▶ _Dataset excerpt_
********

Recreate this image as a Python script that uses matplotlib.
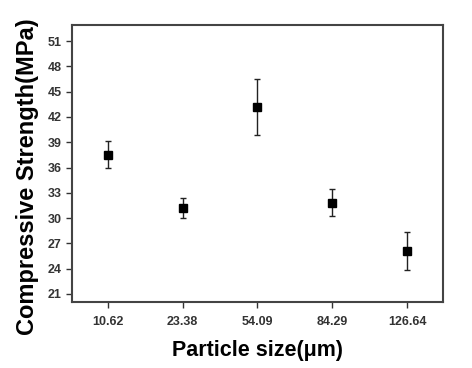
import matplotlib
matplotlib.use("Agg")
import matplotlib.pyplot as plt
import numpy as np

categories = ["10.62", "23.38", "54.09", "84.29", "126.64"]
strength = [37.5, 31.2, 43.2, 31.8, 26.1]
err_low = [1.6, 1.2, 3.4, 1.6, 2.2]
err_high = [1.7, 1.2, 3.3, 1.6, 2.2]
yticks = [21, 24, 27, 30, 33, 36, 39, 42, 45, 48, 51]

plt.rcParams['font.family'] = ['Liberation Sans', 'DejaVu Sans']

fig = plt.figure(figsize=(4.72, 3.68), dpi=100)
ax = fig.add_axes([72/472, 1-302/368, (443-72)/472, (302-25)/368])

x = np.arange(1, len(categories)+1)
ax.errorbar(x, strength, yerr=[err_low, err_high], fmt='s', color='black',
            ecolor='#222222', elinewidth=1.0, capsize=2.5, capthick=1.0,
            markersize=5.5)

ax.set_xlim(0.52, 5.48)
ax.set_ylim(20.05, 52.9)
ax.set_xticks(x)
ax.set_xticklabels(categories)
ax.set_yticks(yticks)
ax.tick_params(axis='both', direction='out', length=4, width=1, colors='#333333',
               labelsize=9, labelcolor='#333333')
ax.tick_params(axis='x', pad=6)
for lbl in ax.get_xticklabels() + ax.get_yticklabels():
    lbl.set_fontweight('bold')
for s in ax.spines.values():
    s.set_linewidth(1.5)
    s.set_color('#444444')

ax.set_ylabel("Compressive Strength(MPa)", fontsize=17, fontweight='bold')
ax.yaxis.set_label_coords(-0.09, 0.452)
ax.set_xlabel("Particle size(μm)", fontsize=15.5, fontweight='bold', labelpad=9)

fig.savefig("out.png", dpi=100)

********

▶ _Short task_
Leave out the pictures and restate, word for word, the lines from the top of the data through the line containing "import numpy as np", both included.

▶ _The result_
Recreate this image as a Python script that uses matplotlib.
import matplotlib
matplotlib.use("Agg")
import matplotlib.pyplot as plt
import numpy as np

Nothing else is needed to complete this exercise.